- Hunderman Location within Ladakh Hunderman Location within India
- Coordinates: 34°36′58″N 76°07′48″E﻿ / ﻿34.616°N 76.130°E
- Country: India
- Union Territory: Ladakh
- District: Kargil
- Tehsil: Kargil

Government
- • Type: Panchayati raj
- • Body: Gram panchayat

Population (2011)
- • Total: 216

Languages
- • Official: Balti, Ladakhi, Urdu
- Time zone: UTC+5:30 (IST)
- PIN: 194103

= Hunderman =

Hunderman or Hundarmaan or Hundurmaan is one of the northernmost hamlets in India and is situated in the Kargil district of Ladakh. Located on the right bank of Suru River 10 km north of Kargil, it is a hamlet under Shilikchey village of Kargil district. It was under Pakistan's control until 1971, when the hill range around it was captured by the Indian Army.There are two parts to Hunderman: Hunderman Mal (lower village, on the riverbank) and Hunderman Broq (hill village).

== History ==

At the end of the Indo-Pakistani War of 1947, Hunderman came under the control of Pakistan. The Indian Army captured Hunderman after the Indo-Pakistani War of 1971.

==Tourism ==

Hunderman–Museum of Memories in Hunderman Boq was founded by restoring three rooms in one of the private houses in the row of abandoned storied traditional houses in Hunderman. After the India Pakistan 1971 War, the residents of Hunderman moved to higher slopes of mountains, abandoning the original Hunderman village at LoC at the lower heights. It displays the old kitchen utensils, traditional jewelry, indoor games, family documents, letters to armaments from the wars.
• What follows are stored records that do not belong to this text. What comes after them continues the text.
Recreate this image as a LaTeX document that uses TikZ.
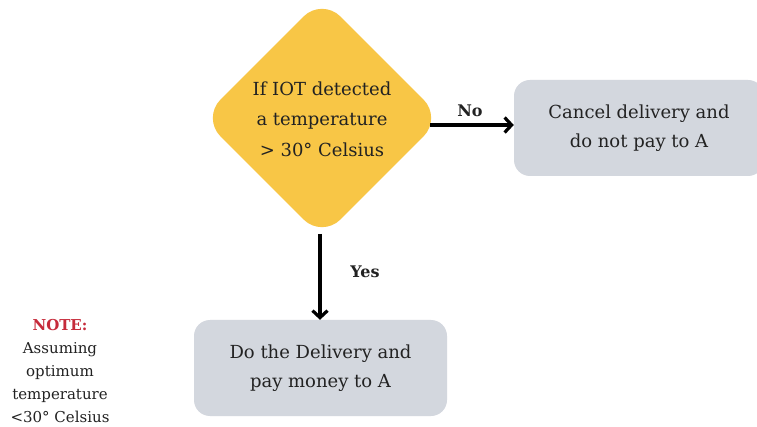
\documentclass[tikz,border=0pt]{standalone}
\usepackage{fontspec}
\setmainfont{DejaVu Serif}
\usetikzlibrary{shapes.geometric,arrows.meta}
\definecolor{gold}{HTML}{F8C646}
\definecolor{boxgray}{HTML}{D3D7DE}
\definecolor{notered}{HTML}{C62A3A}
\definecolor{ink}{HTML}{222222}
\tikzset{
  decision/.style={diamond, fill=gold, draw=none, minimum width=240pt, minimum height=240pt, inner sep=0pt, rounded corners=26pt},
  action/.style={rectangle, fill=boxgray, draw=none, rounded corners=16pt, minimum width=253pt, minimum height=96pt, align=center, text=ink, font=\fontsize{18pt}{29pt}\selectfont},
  flowarrow/.style={line width=3.2pt, -{Straight Barb[length=7pt,width=15pt,line width=3.2pt]}},
  lbl/.style={font=\fontsize{16pt}{18pt}\selectfont\bfseries, text=ink},
}
\begin{document}
\begin{tikzpicture}[x=1pt,y=-1pt]
\useasboundingbox (0,0) rectangle (757,427);
\fill[white] (0,0) rectangle (757,427);
\node[decision] (d) at (322,118) {};
\node[align=center, text=ink, font=\fontsize{18pt}{30.5pt}\selectfont] (dt) at (322,119) {If IOT detected\\a temperature\\> 30° Celsius};
\node[action, minimum width=250pt] (c) at (639,128) {Cancel delivery and\\do not pay to A};
\node[action] (p) at (320.5,368) {Do the Delivery and\\pay money to A};
\coordinate (dr) at (430,125);
\coordinate (db) at (320,234);
\draw[flowarrow] (dr) -- (c.west|-dr);
\draw[flowarrow] (db) -- (p.north-|db);
\node[lbl] (no) at (470,111) {No};
\node[lbl] (yes) at (365,272) {Yes};
\node[align=center, text=ink, font=\fontsize{15pt}{23pt}\selectfont] (note) at (60,371) {\textcolor{notered}{\bfseries NOTE:}\\Assuming\\optimum\\temperature\\<30° Celsius};
\end{tikzpicture}
\end{document}
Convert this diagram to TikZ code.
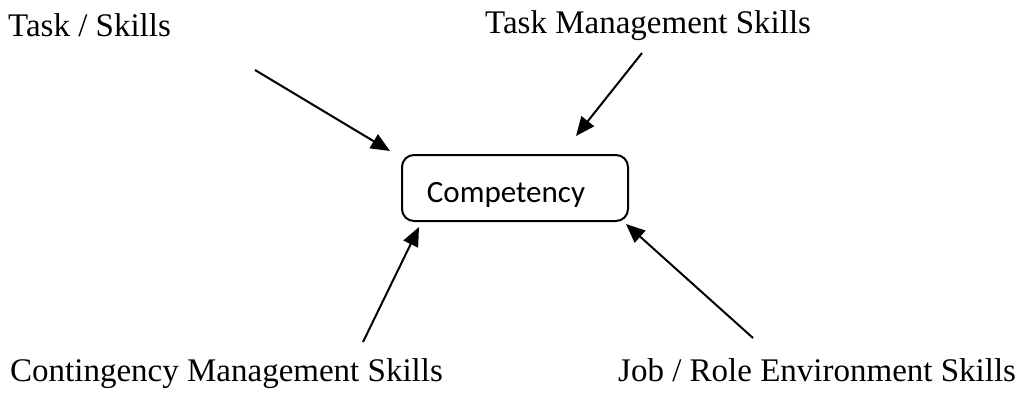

Ilyas Ansari, who has native connection to this village, along with Ajaz Hussain Munshi, museum curator from Kargil and other organizations (the Roots Collective and the Farside Collective of Leh), built the museum.

== Demographics ==

According to the 2011 census of India, Hunderman has a population of about 216.

Demographics (2011 Census)
|  | Total | Male | Female |
|---|---|---|---|
| Population | 216 | 107 | 109 |
| Children aged below 6 years | 27 | 14 | 13 |
| Scheduled caste | 0 | 0 | 0 |
| Scheduled tribe | 215 | – | – |
| Literates | 118 | 70 | 48 |
| Literacy Rate | 54.6% | – | 22.2% |
| Workers (all) | 38 | – | – |
| Non-workers | 178 | – | – |

==Transport==
Hunderman is connected by road to other places in Ladakh and India by the Srinagar-Leh Highway or the NH 1 and the LOC View Point Road.

The nearest railway station is Srinagar railway station, 229 kilometres away. The nearest airport is at Kargil, 18 kilometres away. Nearest major airport is Leh Airport, 225 kilometres away.